Task to complete
Leave out every picture. Copy exactly the lines from the one holding "Reproduce this chart" through the one holding "const H = 388;".

Provided data
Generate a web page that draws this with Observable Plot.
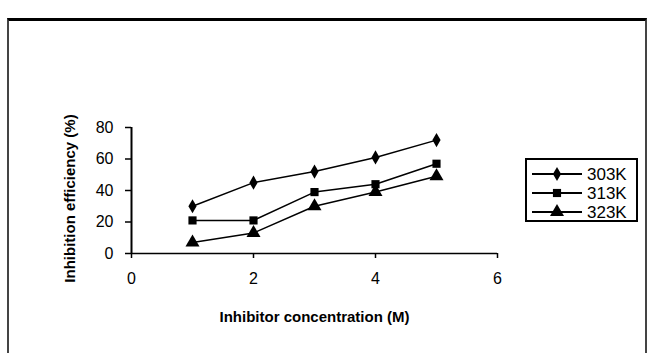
<!DOCTYPE html>
<html>
<head>
<meta charset="utf-8">
<script src="https://cdn.jsdelivr.net/npm/d3@7"></script>
<script src="https://cdn.jsdelivr.net/npm/@observablehq/plot@0.6"></script>
<style>
  html, body { margin: 0; padding: 0; background: #fff; }
  #wrap { position: relative; width: 653px; height: 353px; overflow: hidden; background: #fff; font-family: "Liberation Sans", Arial, sans-serif; }
  #frame { position: absolute; left: 7px; top: 18px; width: 636px; height: 400px; border-top: 3px solid #000; border-left: 2px solid #444; border-right: 2px solid #444; }
  #chart { position: absolute; left: 0; top: 0; }
  #legend { position: absolute; left: 0; top: 0; }
</style>
</head>
<body>
<div id="wrap">
  <div id="frame"></div>
  <div id="chart"></div>
  <svg id="legend" width="653" height="353"></svg>
</div>
<script>
const concentrations = [1, 2, 3, 4, 5];
const series = ["303K", "313K", "323K"];
const eff303 = [30, 45, 52, 61, 72];
const eff313 = [21, 21, 39, 44, 57];
const eff323 = [7, 13, 30, 39, 49];
const xTicks = [0, 2, 4, 6];
const yTicks = [0, 20, 40, 60, 80];
const xLabel = "Inhibitor concentration (M)";
const yLabel = "Inhibition efficiency (%)";
const symbols = ["diamond", "square", "triangle"];
const symbolR = [4.3, 4.6, 5.2];

const values = [eff303, eff313, eff323];
const data = [];
series.forEach((s, i) => concentrations.forEach((c, j) => data.push({series: s, x: c, y: values[i][j], r: symbolR[i]})));

const chart = Plot.plot({
  width: 653,
  height: 353,
  marginLeft: 131,
  marginRight: 156,
  marginTop: 127,
  marginBottom: 100,
  style: {fontFamily: "'Liberation Sans', Arial, sans-serif", fontSize: "16px", background: "transparent", color: "#000"},
  x: {domain: [0, 6]},
  y: {domain: [0, 80]},
  r: {type: "identity"},
  symbol: {domain: series, range: symbols},
  marks: [
    Plot.axisX({ticks: xTicks, tickFormat: d3.format("d"), tickSize: 5, tickPadding: 14, strokeWidth: 1.5, label: null, fontSize: 16}),
    Plot.axisY({ticks: yTicks, tickFormat: d3.format("d"), tickSize: 6, tickPadding: 12, strokeWidth: 1.5, label: null, fontSize: 16}),
    Plot.ruleY([0], {stroke: "#000", strokeWidth: 1.5}),
    Plot.ruleX([0], {stroke: "#000", strokeWidth: 2}),
    Plot.line(data, {x: "x", y: "y", z: "series", stroke: "#000", strokeWidth: 1.5}),
    Plot.dot(data, {x: "x", y: "y", symbol: "series", r: "r", fill: "#000", stroke: "none"}),
    Plot.text([xLabel], {frameAnchor: "bottom", dy: 68, text: d => d, fontWeight: "bold", fontSize: 15}),
    Plot.text([yLabel], {frameAnchor: "left", textAnchor: "middle", dx: -61, dy: 8, rotate: -90, text: d => d, fontWeight: "bold", fontSize: 15})
  ]
});
document.getElementById("chart").appendChild(chart);

// Legend
const lg = d3.select("#legend");
lg.append("rect").attr("x", 526).attr("y", 159).attr("width", 111).attr("height", 62)
  .attr("fill", "#fff").attr("stroke", "#000").attr("stroke-width", 2);
const rowsY = [174, 193, 212];
const d3sym = {diamond: d3.symbolDiamond, square: d3.symbolSquare, triangle: d3.symbolTriangle};
series.forEach((s, i) => {
  const y = rowsY[i];
  lg.append("line").attr("x1", 532).attr("x2", 582).attr("y1", y).attr("y2", y).attr("stroke", "#000").attr("stroke-width", 2);
  const sz = symbolR[i] * symbolR[i] * Math.PI;
  lg.append("path").attr("d", d3.symbol(d3sym[symbols[i]], sz)()).attr("transform", `translate(557,${y})`).attr("fill", "#000");
  lg.append("text").attr("x", 587).attr("y", y).attr("dy", "0.35em").attr("font-size", 17)
    .attr("font-family", "'Liberation Sans', Arial, sans-serif").text(s);
});
</script>
</body>
</html>
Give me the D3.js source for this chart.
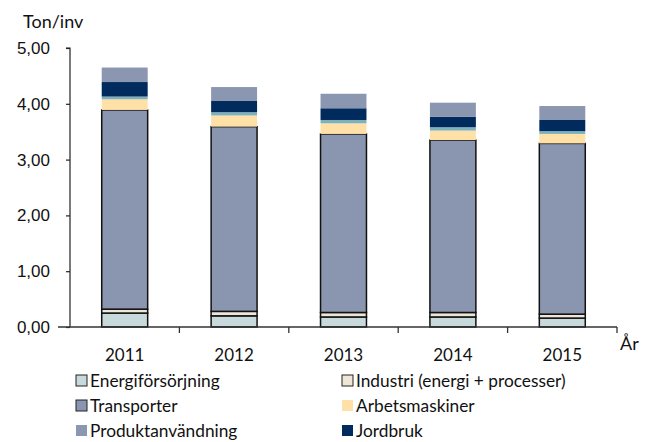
<!DOCTYPE html>
<html>
<head>
<meta charset="utf-8">
<script src="https://cdn.jsdelivr.net/npm/d3@7"></script>
<style>
  body { margin: 0; background: #fff; }
  svg { display: block; font-family: Lato, "Open Sans", sans-serif; }
</style>
</head>
<body>
<svg id="chart" width="647" height="442"></svg>
<script>
// Emissions per inhabitant by sector, ton CO2e / inv
const years = ["2011", "2012", "2013", "2014", "2015"];
const energi      = [0.25, 0.20, 0.18, 0.18, 0.16];
const industri    = [0.07, 0.08, 0.08, 0.08, 0.07];
const transporter = [3.57, 3.31, 3.20, 3.09, 3.06];
const arbets      = [0.19, 0.20, 0.19, 0.17, 0.17];
const avfall      = [0.05, 0.06, 0.06, 0.06, 0.05];
const jordbruk    = [0.26, 0.20, 0.21, 0.19, 0.20];
const produkt     = [0.26, 0.25, 0.26, 0.25, 0.25];
const yTicks = [0, 1, 2, 3, 4, 5];

const series = [
  { key: "Energiförsörjning", values: energi, fill: "#c7d9db", stroke: true },
  { key: "Industri (energi + processer)", values: industri, fill: "#eee6d6", stroke: true },
  { key: "Transporter", values: transporter, fill: "#8a95b0", stroke: true },
  { key: "Arbetsmaskiner", values: arbets, fill: "#ffe1a8", stroke: false },
  { key: "Avfall", values: avfall, fill: "#7fb1bd", stroke: false, hideLegend: true },
  { key: "Jordbruk", values: jordbruk, fill: "#002b5c", stroke: false },
  { key: "Produktanvändning", values: produkt, fill: "#8b96b0", stroke: false }
];

const svg = d3.select("#chart");
const x0 = 70, x1 = 617, yTop = 48, yBase = 327;

const x = d3.scaleBand().domain(years).range([x0, x1]).paddingInner(0.58).paddingOuter(0.29);
const y = d3.scaleLinear().domain([0, 5]).range([yBase, yTop]);

// stacked data
const rows = years.map((yr, i) => {
  const r = { year: yr };
  series.forEach(s => r[s.key] = s.values[i]);
  return r;
});
const stacked = d3.stack().keys(series.map(s => s.key))(rows);

const g = svg.append("g");
stacked.forEach((layer, li) => {
  const s = series[li];
  g.append("g")
    .selectAll("rect")
    .data(layer)
    .join("rect")
    .attr("x", d => x(d.data.year))
    .attr("width", x.bandwidth())
    .attr("y", d => y(d[1]))
    .attr("height", d => y(d[0]) - y(d[1]))
    .attr("fill", s.fill)
    .attr("stroke", s.stroke ? "#111" : "none")
    .attr("stroke-width", s.stroke ? 1.5 : 0);
});

// y axis
const yAxis = d3.axisLeft(y).tickValues(yTicks).tickSize(4)
  .tickFormat(d => d3.format(".2f")(d).replace(".", ","));
const ya = svg.append("g").attr("transform", `translate(${x0},0)`).call(yAxis);
ya.select(".domain").attr("stroke", "#222").attr("stroke-width", 1.2).attr("d", `M-4,${yTop}H0V${yBase}`);
ya.selectAll(".tick line").attr("stroke", "#222").attr("stroke-width", 1.2);
ya.selectAll(".tick text").attr("x", -20).attr("font-size", 17).attr("fill", "#111");

// x axis with ticks at category boundaries
svg.append("line").attr("x1", 58).attr("x2", x1).attr("y1", yBase).attr("y2", yBase)
  .attr("stroke", "#333").attr("stroke-width", 1.3);
const bounds = d3.range(1, years.length + 1).map(i => x0 + i * (x1 - x0) / years.length);
svg.append("g").selectAll("line").data(bounds).join("line")
  .attr("x1", d => d).attr("x2", d => d).attr("y1", yBase).attr("y2", yBase + 6)
  .attr("stroke", "#333").attr("stroke-width", 1.3);
svg.append("g").selectAll("text").data(years).join("text")
  .attr("x", d => x(d) + x.bandwidth() / 2).attr("y", 361)
  .attr("text-anchor", "middle").attr("font-size", 17).attr("fill", "#111")
  .text(d => d);

// axis titles
svg.append("text").attr("x", 23).attr("y", 28).attr("font-size", 18).attr("fill", "#111").text("Ton/inv");
svg.append("text").attr("x", 620).attr("y", 350).attr("font-size", 18).attr("fill", "#111").text("År");

// legend
const legendItems = series.filter(s => !s.hideLegend);
const order = ["Energiförsörjning", "Industri (energi + processer)", "Transporter", "Arbetsmaskiner", "Produktanvändning", "Jordbruk"];
const lg = svg.append("g");
order.forEach((k, i) => {
  const s = legendItems.find(t => t.key === k);
  const col = i % 2, row = Math.floor(i / 2);
  const lx = col === 0 ? 76 : 342;
  const ly = 375 + row * 25;
  lg.append("rect").attr("x", lx).attr("y", ly).attr("width", 11).attr("height", 11)
    .attr("fill", s.fill)
    .attr("stroke", s.stroke ? "#222" : "none").attr("stroke-width", 1);
  lg.append("text").attr("x", lx + 14).attr("y", ly + 11.5).attr("font-size", 17.3).attr("fill", "#111").text(s.key);
});
</script>
</body>
</html>
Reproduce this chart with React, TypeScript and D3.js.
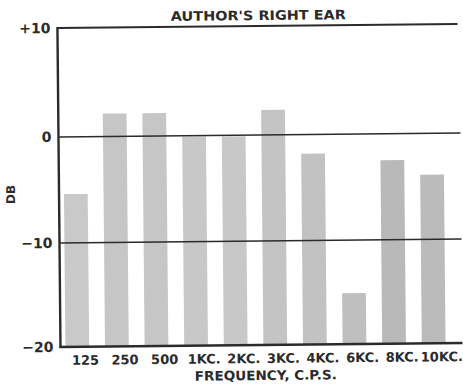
import React from "react";
import * as d3 from "d3";

const categories = ["125", "250", "500", "1KC.", "2KC.", "3KC.", "4KC.", "6KC.", "8KC.", "10KC."];
const values = [-5.4, 2.1, 2.1, -0.1, -0.1, 2.3, -1.8, -15.1, -2.5, -3.9];
const shades = ["#c9c9c9", "#c6c6c6", "#c6c6c6", "#c8c8c8", "#c8c8c8", "#c4c4c4", "#c2c2c2", "#bfbfbf", "#b9b9b9", "#bbbbbb"];
const yTicks = [10, 0, -10, -20];
const yTickLabels = ["+10", "0", "\u221210", "\u221220"];

const W = 463;
const H = 388;

export default function App() {
  const x = d3.scaleBand<string>().domain(categories).range([56, 452]).paddingInner(0.4).paddingOuter(0.2);
  const y = d3.scaleLinear().domain([-20, -10, 0, 10]).range([345, 241, 135, 26]);
  const font = "'DejaVu Sans', Verdana, sans-serif";
  const ink = "#2b2b2b";
  const left = 59;
  const right = 461;
  return (
    <svg width={W} height={H} style={{ position: "absolute", left: 0, top: 0, background: "#fff" }}>
      <g transform="rotate(-0.55 260 190)">
        {categories.map((c, i) => (
          <rect
            key={c}
            x={x(c)}
            width={x.bandwidth()}
            y={y(values[i])}
            height={y(-20) - y(values[i])}
            fill={shades[i]}
          />
        ))}
        {[0, -10].map((t) => (
          <line key={t} x1={left} x2={right} y1={y(t)} y2={y(t)} stroke={ink} strokeWidth={1.6} />
        ))}
        <line x1={left} x2={right - 2} y1={y(10)} y2={y(10)} stroke={ink} strokeWidth={2} />
        <line x1={left} x2={left} y1={y(10) - 1} y2={y(-20) + 1} stroke={ink} strokeWidth={2.4} />
        <line x1={left - 1} x2={right} y1={y(-20)} y2={y(-20)} stroke={ink} strokeWidth={2.4} />
        {yTicks.map((t, i) => (
          <text
            key={t}
            x={52}
            y={y(t)}
            dy="0.36em"
            textAnchor="end"
            fontFamily={font}
            fontWeight="bold"
            fontSize={14}
            fill={ink}
          >
            {yTickLabels[i]}
          </text>
        ))}
        {categories.map((c) => (
          <text
            key={c}
            x={(x(c) as number) + x.bandwidth() / 2 + 8}
            y={363}
            textAnchor="middle"
            fontFamily={font}
            fontWeight="bold"
            fontSize={13}
            fill={ink}
          >
            {c}
          </text>
        ))}
        <text
          x={260}
          y={20}
          textAnchor="middle"
          fontFamily={font}
          fontWeight="bold"
          fontSize={13}
          textLength={175}
          lengthAdjust="spacingAndGlyphs"
          fill={ink}
        >
          AUTHOR'S RIGHT EAR
        </text>
        <text
          x={264}
          y={380}
          textAnchor="middle"
          fontFamily={font}
          fontWeight="bold"
          fontSize={13}
          textLength={142}
          lengthAdjust="spacingAndGlyphs"
          fill={ink}
        >
          FREQUENCY, C.P.S.
        </text>
        <text
          transform="translate(15 192) rotate(-90)"
          textAnchor="middle"
          fontFamily={font}
          fontWeight="bold"
          fontSize={12}
          fill={ink}
        >
          DB
        </text>
      </g>
    </svg>
  );
}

Full answer
Reproduce this chart with React, TypeScript and D3.js.
import React from "react";
import * as d3 from "d3";

const categories = ["125", "250", "500", "1KC.", "2KC.", "3KC.", "4KC.", "6KC.", "8KC.", "10KC."];
const values = [-5.4, 2.1, 2.1, -0.1, -0.1, 2.3, -1.8, -15.1, -2.5, -3.9];
const shades = ["#c9c9c9", "#c6c6c6", "#c6c6c6", "#c8c8c8", "#c8c8c8", "#c4c4c4", "#c2c2c2", "#bfbfbf", "#b9b9b9", "#bbbbbb"];
const yTicks = [10, 0, -10, -20];
const yTickLabels = ["+10", "0", "\u221210", "\u221220"];

const W = 463;
const H = 388;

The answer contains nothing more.